Now I know that good rematch aps will really appreciate a good situation. So I’d say interview hard, take advantage of the ease of the process (minor time differences, LCCs perspective), contact the HF if possible (but consider that you may only be hearing one side of the story.)
I rematches twice – one worked out fairly well – she had 2 families where there was not a good fit. The first family due to rule breaking the second because there were 12 year old triplets and one of them with special needs became inappropriately attached to the Au pair and the family and the Au pair mutually agreed to rematch. She ended up staying with us for 5 months and while she had committed to extending we agreed not to hold her to the agreement as she just never clicked with the few Au pairs in our area. We still think back fondly of her and she was very capable.
The second was a disaster – could not learn very basic concepts, would agree with everything but then I realized she was ‘yessing’ me while barely functioning couldn’t complete very basic tasks and in the end her inability to make basic common sense decisions or even learn a consistent way to do things was just too much.
The difference was in the first case the LCC with whom she was living have her a great recommendation and could vouch for her situation and driving ability. With the second, the LCC barely knew the girl and couldn’t tell me much. I should have spoken to the family (my agency allowed it). I guess my advice is definitely try and validate the story and understand the issues that led to rematch.

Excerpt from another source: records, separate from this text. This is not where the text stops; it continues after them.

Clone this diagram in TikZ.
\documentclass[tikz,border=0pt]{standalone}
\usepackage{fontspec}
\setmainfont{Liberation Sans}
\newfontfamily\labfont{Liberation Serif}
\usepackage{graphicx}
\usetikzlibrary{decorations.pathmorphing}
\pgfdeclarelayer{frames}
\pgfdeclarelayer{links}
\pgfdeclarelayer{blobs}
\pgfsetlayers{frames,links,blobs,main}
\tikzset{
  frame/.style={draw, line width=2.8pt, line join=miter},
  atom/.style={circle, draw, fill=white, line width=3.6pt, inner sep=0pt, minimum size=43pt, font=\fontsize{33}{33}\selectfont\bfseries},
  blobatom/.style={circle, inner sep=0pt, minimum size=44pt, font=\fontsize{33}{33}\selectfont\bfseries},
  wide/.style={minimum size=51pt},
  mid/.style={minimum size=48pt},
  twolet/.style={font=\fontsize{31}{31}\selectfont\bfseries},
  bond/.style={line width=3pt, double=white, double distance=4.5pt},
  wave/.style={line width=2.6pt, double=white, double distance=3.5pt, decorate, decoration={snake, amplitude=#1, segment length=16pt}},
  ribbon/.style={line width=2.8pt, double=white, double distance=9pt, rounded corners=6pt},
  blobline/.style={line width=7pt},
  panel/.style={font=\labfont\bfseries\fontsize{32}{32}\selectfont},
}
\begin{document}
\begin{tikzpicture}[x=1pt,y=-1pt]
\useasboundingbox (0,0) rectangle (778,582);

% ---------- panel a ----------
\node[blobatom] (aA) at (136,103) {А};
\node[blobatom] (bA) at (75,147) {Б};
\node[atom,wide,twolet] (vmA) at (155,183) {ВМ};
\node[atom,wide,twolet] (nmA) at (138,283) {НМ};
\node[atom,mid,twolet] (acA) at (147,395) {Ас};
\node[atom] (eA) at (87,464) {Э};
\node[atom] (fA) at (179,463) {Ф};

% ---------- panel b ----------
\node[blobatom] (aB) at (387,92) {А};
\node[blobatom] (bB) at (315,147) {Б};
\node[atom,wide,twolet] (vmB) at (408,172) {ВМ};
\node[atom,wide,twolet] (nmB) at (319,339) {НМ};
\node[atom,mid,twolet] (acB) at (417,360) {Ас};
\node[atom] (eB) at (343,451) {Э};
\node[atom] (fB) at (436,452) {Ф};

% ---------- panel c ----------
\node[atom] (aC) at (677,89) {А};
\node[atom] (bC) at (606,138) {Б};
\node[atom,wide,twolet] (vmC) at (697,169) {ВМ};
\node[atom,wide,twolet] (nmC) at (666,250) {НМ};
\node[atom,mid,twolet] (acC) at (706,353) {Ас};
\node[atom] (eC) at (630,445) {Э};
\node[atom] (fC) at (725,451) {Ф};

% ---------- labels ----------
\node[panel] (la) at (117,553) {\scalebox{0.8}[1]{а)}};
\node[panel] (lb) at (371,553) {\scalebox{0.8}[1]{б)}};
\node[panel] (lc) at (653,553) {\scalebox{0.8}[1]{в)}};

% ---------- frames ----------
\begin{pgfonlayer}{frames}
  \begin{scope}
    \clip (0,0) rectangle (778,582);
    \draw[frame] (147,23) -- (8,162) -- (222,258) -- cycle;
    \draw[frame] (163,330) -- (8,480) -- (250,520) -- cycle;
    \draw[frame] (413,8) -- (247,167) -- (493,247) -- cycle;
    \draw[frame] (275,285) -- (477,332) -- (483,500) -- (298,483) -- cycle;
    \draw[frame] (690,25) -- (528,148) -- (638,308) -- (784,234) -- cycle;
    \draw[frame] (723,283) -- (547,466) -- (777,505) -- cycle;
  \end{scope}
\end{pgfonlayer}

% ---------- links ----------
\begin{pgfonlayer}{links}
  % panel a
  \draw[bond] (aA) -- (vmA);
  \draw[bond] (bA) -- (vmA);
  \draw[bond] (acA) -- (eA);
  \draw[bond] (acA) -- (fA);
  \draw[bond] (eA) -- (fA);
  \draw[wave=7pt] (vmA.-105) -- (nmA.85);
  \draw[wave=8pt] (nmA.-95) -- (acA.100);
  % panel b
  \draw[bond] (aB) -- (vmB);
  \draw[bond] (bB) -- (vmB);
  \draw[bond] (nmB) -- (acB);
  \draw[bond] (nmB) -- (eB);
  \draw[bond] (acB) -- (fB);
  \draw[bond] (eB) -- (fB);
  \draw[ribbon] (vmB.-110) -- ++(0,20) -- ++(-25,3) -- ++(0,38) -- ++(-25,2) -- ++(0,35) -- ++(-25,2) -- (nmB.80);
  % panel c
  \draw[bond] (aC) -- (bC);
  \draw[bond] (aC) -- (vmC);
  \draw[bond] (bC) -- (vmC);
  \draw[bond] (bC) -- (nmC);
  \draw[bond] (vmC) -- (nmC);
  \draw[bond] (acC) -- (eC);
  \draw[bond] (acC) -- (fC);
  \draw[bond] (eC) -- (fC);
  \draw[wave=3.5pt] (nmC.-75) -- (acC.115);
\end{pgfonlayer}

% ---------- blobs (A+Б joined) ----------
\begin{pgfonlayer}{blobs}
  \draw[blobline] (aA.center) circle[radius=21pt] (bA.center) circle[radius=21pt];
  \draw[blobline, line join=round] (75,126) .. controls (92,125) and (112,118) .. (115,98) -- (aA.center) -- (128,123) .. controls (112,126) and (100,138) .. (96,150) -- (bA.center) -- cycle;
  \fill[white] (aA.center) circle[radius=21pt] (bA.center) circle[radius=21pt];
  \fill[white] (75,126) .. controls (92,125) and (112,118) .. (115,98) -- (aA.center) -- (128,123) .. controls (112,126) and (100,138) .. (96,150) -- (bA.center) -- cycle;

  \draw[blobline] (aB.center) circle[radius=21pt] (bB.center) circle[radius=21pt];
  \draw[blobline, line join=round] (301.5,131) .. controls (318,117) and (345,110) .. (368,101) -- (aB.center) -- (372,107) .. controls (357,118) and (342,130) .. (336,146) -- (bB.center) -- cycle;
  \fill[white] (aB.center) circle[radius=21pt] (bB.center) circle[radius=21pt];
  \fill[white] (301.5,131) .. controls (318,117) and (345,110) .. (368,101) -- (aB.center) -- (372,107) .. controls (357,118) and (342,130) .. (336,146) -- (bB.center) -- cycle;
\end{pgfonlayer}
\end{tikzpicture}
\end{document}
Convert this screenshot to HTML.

In talking to other candidates I have learned some times the AP may not understand the reason for rematch! They may attribute it to one incident where the family sees a pattern of behavior. There are many good rematch Au pairs out there but you have an opportunity to get more informed answers about the Au pair’s interests, goals – try and do the same about the situation that led to rematch and ask for people who can vouch for his / her character.